▶ _What is asked_:
From the listing that follows, output everything exactly except the pictures.

▶ _Information supplied_:
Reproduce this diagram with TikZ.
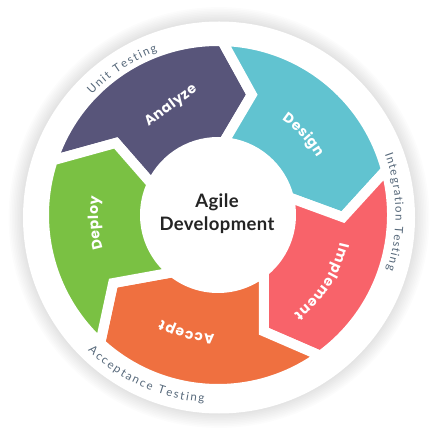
\documentclass[tikz,border=0pt]{standalone}
\usepackage{fontspec}
\setmainfont{Lato}
\newfontfamily\popfont{Poppins}
\usetikzlibrary{decorations.text}
\definecolor{cAnalyze}{HTML}{58557A}
\definecolor{cDesign}{HTML}{61C3D0}
\definecolor{cImpl}{HTML}{F8636A}
\definecolor{cAccept}{HTML}{EF7040}
\definecolor{cDeploy}{HTML}{7AC143}
\definecolor{cOuter}{HTML}{56687A}
\definecolor{cCenter}{HTML}{242424}
\newcommand\segfont{\popfont\fontsize{14}{14}\selectfont\bfseries\color{white}}
\newcommand\outfont{\fontsize{11.5}{11.5}\selectfont\color{cOuter}}
\tikzset{
  ringpart/.style={draw=white, line width=10pt, line join=miter},
  centertext/.style={font=\fontsize{18.5}{18.5}\selectfont\bfseries\addfontfeature{LetterSpace=2}, text=cCenter, anchor=base, inner sep=0pt}
}
% #1 colour, #2-#4 trailing boundary (outer, tip, inner), #5-#7 leading boundary
\newcommand\ringseg[7]{%
  \filldraw[ringpart, fill=#1] (#2:174pt) arc[start angle=#2, end angle=#5, radius=174pt]
    -- (#6:125pt) -- (#7:73pt) arc[start angle=#7, end angle=#4, radius=73pt]
    -- (#3:125pt) -- cycle;}
\newcommand\cwlabel[5]{%
  \path[decorate, decoration={text along path, text={|#1|#2}, text align=fit to path}]
    ({#3+#4/2}:#5) arc[start angle={#3+#4/2}, end angle={#3-#4/2}, radius=#5];}
\newcommand\ccwlabel[5]{%
  \path[decorate, decoration={text along path, text={|#1|#2}, text align=fit to path}]
    ({#3-#4/2}:#5) arc[start angle={#3-#4/2}, end angle={#3+#4/2}, radius=#5];}
\begin{document}
\begin{tikzpicture}[x=1pt, y=1pt]
\useasboundingbox (0,0) rectangle (438,436);
\fill[white] (0,0) rectangle (438,436);
% soft shadow and white disk
\coordinate (D) at (219,218.5);
\foreach \k in {0,...,9} \fill[black, opacity=0.011] (D) circle[radius={196pt+1.6pt*\k}];
\fill[white] (D) circle[radius=196pt];
\coordinate (C) at (218,221);
\begin{scope}[shift={(C)}]
  \ringseg{cAnalyze}{161.7}{144.8}{155}{88.6}{74.3}{85.5}
  \ringseg{cDesign}{88.6}{74.3}{85.5}{15}{-1}{14}
  \ringseg{cImpl}{15}{-1}{14}{-54}{-68.5}{-51}
  \ringseg{cAccept}{-54}{-68.5}{-51}{-132.6}{-147}{-128.3}
  \ringseg{cDeploy}{227.4}{213}{231.7}{161.7}{144.8}{155}
  % segment labels
  \cwlabel{\segfont}{Design}{43.2}{26}{114.5pt}
  \cwlabel{\segfont}{Implement}{-32.7}{40}{125pt}
  \cwlabel{\segfont}{Accept}{-104.9}{26.5}{119.5pt}
  \cwlabel{\segfont}{Deploy}{183.8}{25}{120pt}
  % outer labels
  \cwlabel{\outfont}{Unit Testing}{123.3}{26}{174.5pt}
  \cwlabel{\outfont}{Integration Testing}{1}{38}{177.5pt}
  \ccwlabel{\outfont}{Acceptance Testing}{246}{39.5}{188pt}
\end{scope}
\coordinate (an1) at (148.5,309);
\coordinate (an2) at (197.5,345.5);
\path[decorate, decoration={text along path, text={|\segfont|Analyze}, text align=fit to path}] (an1) -- (an2);
\node[centertext] (agile) at (217,228) {Agile};
\node[centertext] (dev) at (217,205.5) {Development};
\end{tikzpicture}
\end{document}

▶ _Reply_:
Reproduce this diagram with TikZ.
\documentclass[tikz,border=0pt]{standalone}
\usepackage{fontspec}
\setmainfont{Lato}
\newfontfamily\popfont{Poppins}
\usetikzlibrary{decorations.text}
\definecolor{cAnalyze}{HTML}{58557A}
\definecolor{cDesign}{HTML}{61C3D0}
\definecolor{cImpl}{HTML}{F8636A}
\definecolor{cAccept}{HTML}{EF7040}
\definecolor{cDeploy}{HTML}{7AC143}
\definecolor{cOuter}{HTML}{56687A}
\definecolor{cCenter}{HTML}{242424}
\newcommand\segfont{\popfont\fontsize{14}{14}\selectfont\bfseries\color{white}}
\newcommand\outfont{\fontsize{11.5}{11.5}\selectfont\color{cOuter}}
\tikzset{
  ringpart/.style={draw=white, line width=10pt, line join=miter},
  centertext/.style={font=\fontsize{18.5}{18.5}\selectfont\bfseries\addfontfeature{LetterSpace=2}, text=cCenter, anchor=base, inner sep=0pt}
}
% #1 colour, #2-#4 trailing boundary (outer, tip, inner), #5-#7 leading boundary
\newcommand\ringseg[7]{%
  \filldraw[ringpart, fill=#1] (#2:174pt) arc[start angle=#2, end angle=#5, radius=174pt]
    -- (#6:125pt) -- (#7:73pt) arc[start angle=#7, end angle=#4, radius=73pt]
    -- (#3:125pt) -- cycle;}
\newcommand\cwlabel[5]{%
  \path[decorate, decoration={text along path, text={|#1|#2}, text align=fit to path}]
    ({#3+#4/2}:#5) arc[start angle={#3+#4/2}, end angle={#3-#4/2}, radius=#5];}
\newcommand\ccwlabel[5]{%
  \path[decorate, decoration={text along path, text={|#1|#2}, text align=fit to path}]
    ({#3-#4/2}:#5) arc[start angle={#3-#4/2}, end angle={#3+#4/2}, radius=#5];}
\begin{document}
\begin{tikzpicture}[x=1pt, y=1pt]
\useasboundingbox (0,0) rectangle (438,436);
\fill[white] (0,0) rectangle (438,436);
% soft shadow and white disk
\coordinate (D) at (219,218.5);
\foreach \k in {0,...,9} \fill[black, opacity=0.011] (D) circle[radius={196pt+1.6pt*\k}];
\fill[white] (D) circle[radius=196pt];
\coordinate (C) at (218,221);
\begin{scope}[shift={(C)}]
  \ringseg{cAnalyze}{161.7}{144.8}{155}{88.6}{74.3}{85.5}
  \ringseg{cDesign}{88.6}{74.3}{85.5}{15}{-1}{14}
  \ringseg{cImpl}{15}{-1}{14}{-54}{-68.5}{-51}
  \ringseg{cAccept}{-54}{-68.5}{-51}{-132.6}{-147}{-128.3}
  \ringseg{cDeploy}{227.4}{213}{231.7}{161.7}{144.8}{155}
  % segment labels
  \cwlabel{\segfont}{Design}{43.2}{26}{114.5pt}
  \cwlabel{\segfont}{Implement}{-32.7}{40}{125pt}
  \cwlabel{\segfont}{Accept}{-104.9}{26.5}{119.5pt}
  \cwlabel{\segfont}{Deploy}{183.8}{25}{120pt}
  % outer labels
  \cwlabel{\outfont}{Unit Testing}{123.3}{26}{174.5pt}
  \cwlabel{\outfont}{Integration Testing}{1}{38}{177.5pt}
  \ccwlabel{\outfont}{Acceptance Testing}{246}{39.5}{188pt}
\end{scope}
\coordinate (an1) at (148.5,309);
\coordinate (an2) at (197.5,345.5);
\path[decorate, decoration={text along path, text={|\segfont|Analyze}, text align=fit to path}] (an1) -- (an2);
\node[centertext] (agile) at (217,228) {Agile};
\node[centertext] (dev) at (217,205.5) {Development};
\end{tikzpicture}
\end{document}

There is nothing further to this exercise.